Thanks to my parents, I never had to sleep outside. But I felt like I was never going to launch. Now, I look back on what my dad said and realize that he had no reason to be ashamed of me. While I may not be the highest achieving person on the planet, I’ve done alright. And I have made more than minimum wage more than once. Maybe I didn’t end up being as successful and awesome as my sisters have, but at least I found someone to love, who loves me back. I haven’t done anything really shameful or embarrassing. In fact, aside from being overeducated and too fat for my Dad’s tastes, I’m even living an enviable life. Maybe that was part of his problem with me. Maybe he felt like I didn’t deserve what I have. He probably thought I wasn’t living up to his idea of what my potential was… or maybe he was just projecting some of his psychic shit on me. Who knows?

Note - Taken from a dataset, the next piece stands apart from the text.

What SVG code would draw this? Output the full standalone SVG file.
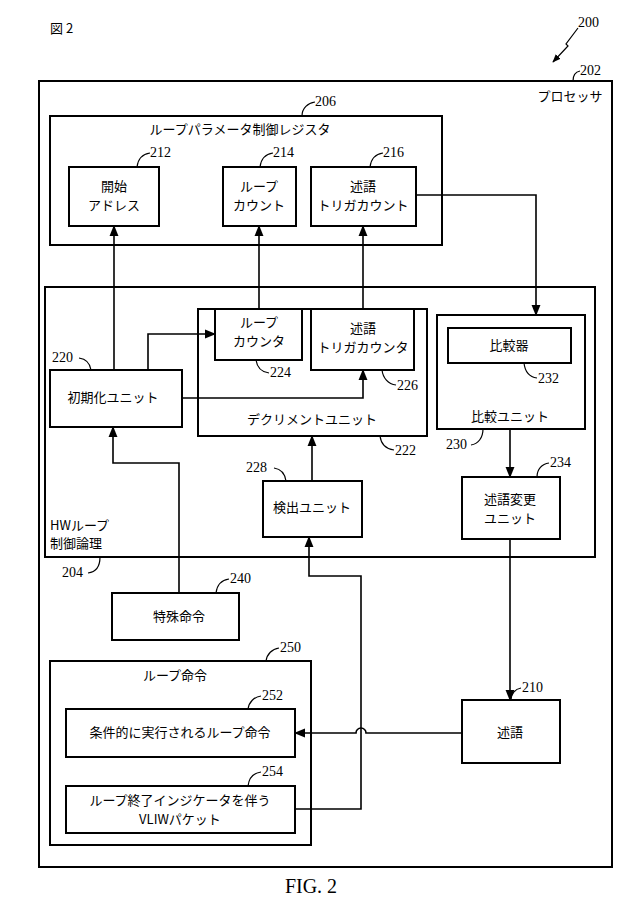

Anyway, though I can’t say working at that restaurant was a whole lot of fun most of the time, I did learn a lot and met some fine people. The skills I picked up have served me well in life. In fact, I’d say in many significant ways, I ended up rather rich. Reading my friend’s tribute to Luke made me realize something important. Ripple effects can be positive. Luke inspired and influenced my friend and my friend, in turn, inspired and influenced me. I’d say that’s worth as much or more than minimum wage. And I don’t have to be “someone” to be worthwhile.